One suggestion is to use garlic pills instead of raw cloves. This isn’t quite as effective, but the stinky issues do seem to be less when processed garlic supplements are used instead of whole garlic.
Cori
I keep a jar of fermented garlic in the fridge all throughout cold and flu season. My daughter enjoys the pickled cloves as a snack, and I pop one every time I start to feel tired or achy. I’ve always assumed the fermented garlic is effective in the same way that fresh, raw garlic is, but perhaps one is more effective than the other–do you happen to know?
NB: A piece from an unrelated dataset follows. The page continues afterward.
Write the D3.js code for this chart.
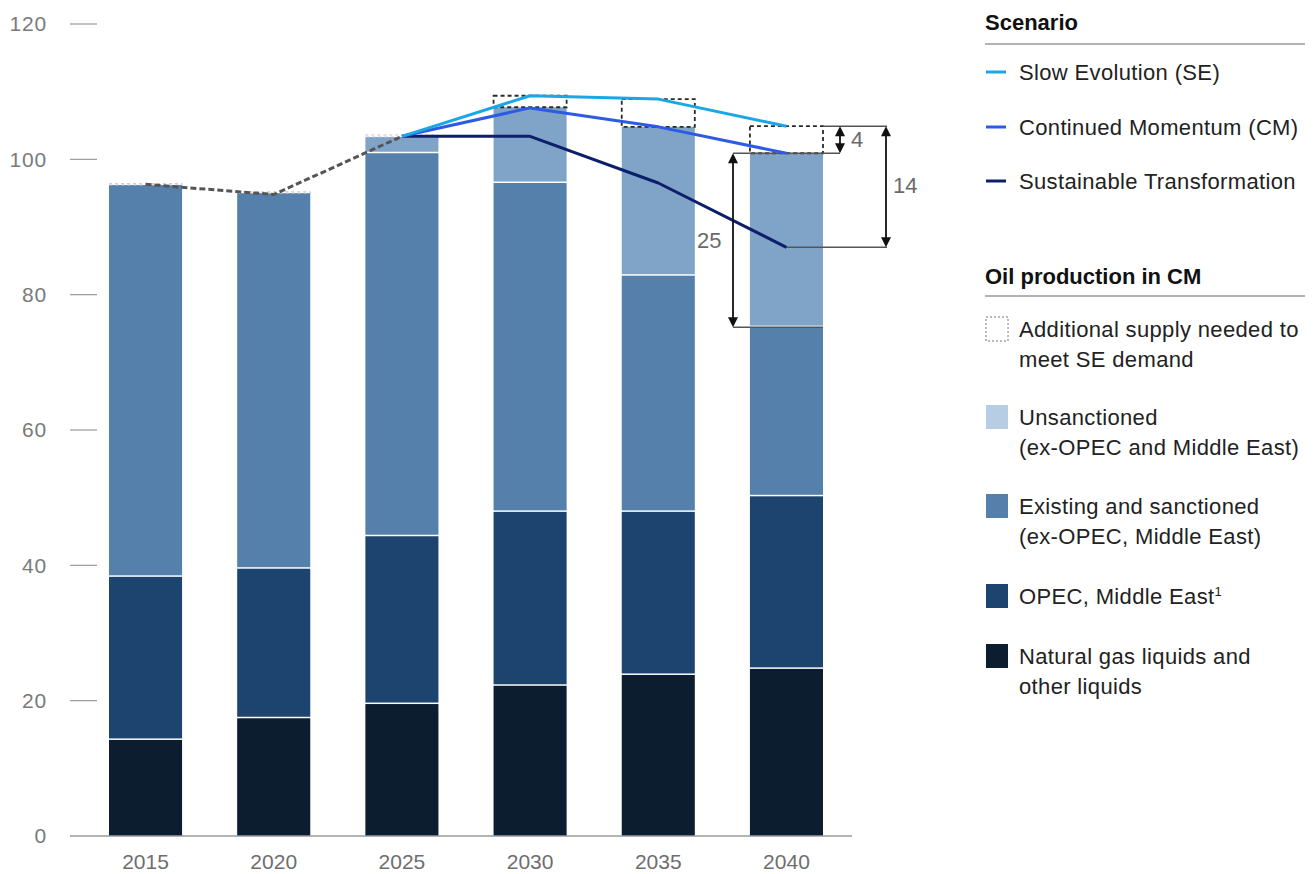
<!DOCTYPE html>
<html><head><meta charset="utf-8">
<script src="https://cdn.jsdelivr.net/npm/d3@7"></script>
<style>
body{margin:0;background:#fff;}
svg{font-family:"Liberation Sans",Arial,sans-serif;}
</style></head>
<body><svg id="c" width="1315" height="874"></svg>
<script>
const years = ["2015","2020","2025","2030","2035","2040"];
const ngl = [14.2, 17.4, 19.5, 22.2, 23.8, 24.7];
const opec = [24.1, 22.1, 24.8, 25.7, 24.1, 25.5];
const existing = [57.9, 55.5, 56.6, 48.6, 34.9, 25.0];
const unsanctioned = [0, 0, 2.4, 11.2, 22.0, 25.7];
const additional = [0.2, 0.2, 0.3, 1.7, 4.1, 4.0];
const histYears = ["2015","2020","2025"];
const histLine = [96.3, 94.8, 103.4];
const scenYears = ["2025","2030","2035","2040"];
const seLine = [103.4, 109.4, 108.9, 104.9];
const cmLine = [103.4, 107.6, 104.8, 100.9];
const stLine = [103.4, 103.4, 96.5, 87.0];
const yTicks = [0, 20, 40, 60, 80, 100, 120];
const gapLabels = ["4", "14", "25"];

const svg = d3.select("#c");
const x = d3.scaleBand().domain(years).range([109, 823]).paddingInner(0.43).paddingOuter(0);
const y = d3.scaleLinear().domain([0, 120]).range([836, 24]);
const cx = d => x(d) + x.bandwidth() / 2;

// y axis ticks
const ya = svg.append("g");
yTicks.forEach(t => {
  if (t > 0) ya.append("line").attr("x1", 70).attr("x2", 97).attr("y1", y(t)).attr("y2", y(t)).attr("stroke", "#9a9a9a").attr("stroke-width", 1.2);
  ya.append("text").attr("x", 47).attr("y", y(t)).attr("dy", "0.35em").attr("text-anchor", "end")
    .attr("font-size", 21).attr("letter-spacing", 0.8).attr("fill", "#7a7a7a").text(t);
});

// stacks
const layers = [
  {vals: ngl, color: "#0b1d2e"},
  {vals: opec, color: "#1d446e"},
  {vals: existing, color: "#5480ab"},
  {vals: unsanctioned, color: "#80a4c8"}
];
const bars = svg.append("g");
years.forEach((yr, i) => {
  let base = 0;
  layers.forEach((L, li) => {
    const v = L.vals[i];
    if (v > 0) {
      const top = base + v;
      const y0 = y(base), y1 = y(top);
      const gapB = li === 0 ? 0 : 1.5;
      bars.append("rect").attr("x", x(yr)).attr("width", x.bandwidth())
        .attr("y", y1).attr("height", Math.max(0, y0 - y1 - gapB)).attr("fill", L.color);
    }
    base += v;
  });
  const a = additional[i];
  const small = a < 1;
  bars.append("rect").attr("x", x(yr)).attr("width", x.bandwidth())
    .attr("y", y(base + a)).attr("height", y(base) - y(base + a))
    .attr("fill", "none").attr("stroke", small ? "#c4c4c4" : "#2a2a2a")
    .attr("stroke-width", small ? 1 : 1.8).attr("stroke-dasharray", small ? "3,3" : "4,3");
});

// baseline
svg.append("line").attr("x1", 70).attr("x2", 852).attr("y1", y(0)).attr("y2", y(0)).attr("stroke", "#9a9a9a").attr("stroke-width", 1.5);

// x labels
years.forEach(yr => svg.append("text").attr("x", cx(yr)).attr("y", 862).attr("dy", "0.35em")
  .attr("text-anchor", "middle").attr("font-size", 21).attr("fill", "#6e6e6e").text(yr));

// annotation guides
const last = years[years.length - 1];
const xr = x(last) + x.bandwidth();
const li = years.length - 1;
const existTop40 = ngl[li] + opec[li] + existing[li];
const ann = svg.append("g").attr("stroke", "#555").attr("stroke-width", 1.5);
ann.append("line").attr("x1", xr).attr("x2", 887).attr("y1", y(seLine[3])).attr("y2", y(seLine[3]));
ann.append("line").attr("x1", 733).attr("x2", 840).attr("y1", y(cmLine[3])).attr("y2", y(cmLine[3]));
ann.append("line").attr("x1", cx(last)).attr("x2", 887).attr("y1", y(stLine[3])).attr("y2", y(stLine[3]));
ann.append("line").attr("x1", 733).attr("x2", xr).attr("y1", y(existTop40)).attr("y2", y(existTop40));

// lines
const line = d3.line().x(d => cx(d[0])).y(d => y(d[1]));
svg.append("path").datum(histYears.map((d, i) => [d, histLine[i]])).attr("d", line)
  .attr("fill", "none").attr("stroke", "#555").attr("stroke-width", 3).attr("stroke-dasharray", "6,3");
[[stLine, "#0d1f6b"], [cmLine, "#2e5be3"], [seLine, "#1aa7e6"]].forEach(([vals, col]) => {
  svg.append("path").datum(scenYears.map((d, i) => [d, vals[i]])).attr("d", line)
    .attr("fill", "none").attr("stroke", col).attr("stroke-width", 3).attr("stroke-linejoin", "round");
});

// double arrows
function dArrow(xp, v1, v2) {
  const a = y(v1), b = y(v2);
  const g = svg.append("g");
  g.append("line").attr("x1", xp).attr("x2", xp).attr("y1", a + 8).attr("y2", b - 8).attr("stroke", "#111").attr("stroke-width", 1.8);
  g.append("path").attr("d", `M${xp - 5},${a + 10} L${xp},${a} L${xp + 5},${a + 10} Z`).attr("fill", "#111");
  g.append("path").attr("d", `M${xp - 5},${b - 10} L${xp},${b} L${xp + 5},${b - 10} Z`).attr("fill", "#111");
}
dArrow(840, seLine[3], cmLine[3]);
dArrow(886, seLine[3], stLine[3]);
dArrow(733, cmLine[3], existTop40);
const lbl = (xp, v, t) => svg.append("text").attr("x", xp).attr("y", y(v)).attr("dy", "0.35em")
  .attr("font-size", 22).attr("fill", "#6a6a6a").text(t);
lbl(851, (seLine[3] + cmLine[3]) / 2, gapLabels[0]);
lbl(893, 96.2, gapLabels[1]);
lbl(697, (cmLine[3] + existTop40) / 2, gapLabels[2]);

// legend
const lg = svg.append("g");
const LX = 985;
const FS = 22, LS = 0.35;
lg.append("text").attr("x", LX).attr("y", 22).attr("dy", "0.35em").attr("font-size", 22).attr("font-weight", "bold").attr("fill", "#111").text("Scenario");
lg.append("line").attr("x1", LX).attr("x2", 1305).attr("y1", 44).attr("y2", 44).attr("stroke", "#999").attr("stroke-width", 1.5);
const scen = [["Slow Evolution (SE)", "#1aa7e6", 72], ["Continued Momentum (CM)", "#2e5be3", 127], ["Sustainable Transformation", "#0d1f6b", 181]];
scen.forEach(([t, c, yy]) => {
  lg.append("line").attr("x1", 986).attr("x2", 1006).attr("y1", yy).attr("y2", yy).attr("stroke", c).attr("stroke-width", 3);
  lg.append("text").attr("x", 1019).attr("y", yy).attr("dy", "0.35em").attr("font-size", FS).attr("letter-spacing", LS).attr("fill", "#222").text(t);
});
lg.append("text").attr("x", LX).attr("y", 276).attr("dy", "0.35em").attr("font-size", 22).attr("font-weight", "bold").attr("fill", "#111").text("Oil production in CM");
lg.append("line").attr("x1", LX).attr("x2", 1305).attr("y1", 296).attr("y2", 296).attr("stroke", "#999").attr("stroke-width", 1.5);
const items = [
  {lines: ["Additional supply needed to", "meet SE demand"], y: 329, fill: "none", dashed: true},
  {lines: ["Unsanctioned", "(ex-OPEC and Middle East)"], y: 417, fill: "#b7cde3"},
  {lines: ["Existing and sanctioned", "(ex-OPEC, Middle East)"], y: 506, fill: "#5480ab"},
  {lines: ["OPEC, Middle East"], y: 596, fill: "#1d446e", sup: "1"},
  {lines: ["Natural gas liquids and", "other liquids"], y: 656, fill: "#0b1d2e"}
];
items.forEach(it => {
  lg.append("rect").attr("x", 986).attr("y", it.y - 12).attr("width", 22).attr("height", 24)
    .attr("fill", it.fill).attr("stroke", it.dashed ? "#777" : "none").attr("stroke-dasharray", it.dashed ? "2,2" : null);
  it.lines.forEach((t, k) => {
    const tx = lg.append("text").attr("x", 1019).attr("y", it.y + k * 30).attr("dy", "0.35em").attr("font-size", FS).attr("letter-spacing", LS).attr("fill", "#222").text(t);
    if (it.sup && k === 0) tx.append("tspan").attr("font-size", 13).attr("dy", "-0.6em").text(it.sup);
  });
});
</script></body></html>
The fermented cloves lose some of their pungency (which is why we prefer them–they are usually mild enough to eat whole, with just enough kick for flavor), so it occurs to me that they may also be losing some of their effectiveness as they ferment; but then again, they contain probiotics that the raw cloves do not!
Sarah
Do you mind sharing your fermented garlic recipe Cori?
Kathleen
You mention using a “fresh” clove of garlic. Considering it is an ancient medicine, it would have been harvested once a year and stored. As long as your garlic is less than a year old and not from China, it should be fine.
Sarah
Actually, I would doubt that ancestral cultures would have stored garlic as is as it would have reduced the potency considerably. My guess is that they fermented it to maintain potency and naturally preserve it such as what is done in the Master Tonic. https://www.thehealthyhomeeconomist.com/master-tonic-natural-flu-antiviral/
Rita
I keep a small jar of homemade garlic oil (made with fresh garlic and coconut oil) in my fridge at all times. It hardens up so we just use a spoon and scrape some off and use it on scrapes, wounds, and burns, or a very small amount in the ear for ear infections, some of my kids will eat a hunk of it for a sore throat. Also, inserting a hunk of the solidified garlic oil for yeast infections works great too.
Ginger
In fact, I’m taking garlic medicinally today! I woke up with my throat on fire, and started on our family’s prescription, which is: GSE, garlic and cayenne capsules. I’ve always done 1 clove three times a day. Now I’m curious to see how quickly I can kick this if I actually take a whole bulb today!
Sarah
Let us know Ginger! My bet is that you will be better in 48 hours or less. I love how garlic works so fast and does no harm to gut flora .. in fact boosts them since it is a prebiotic.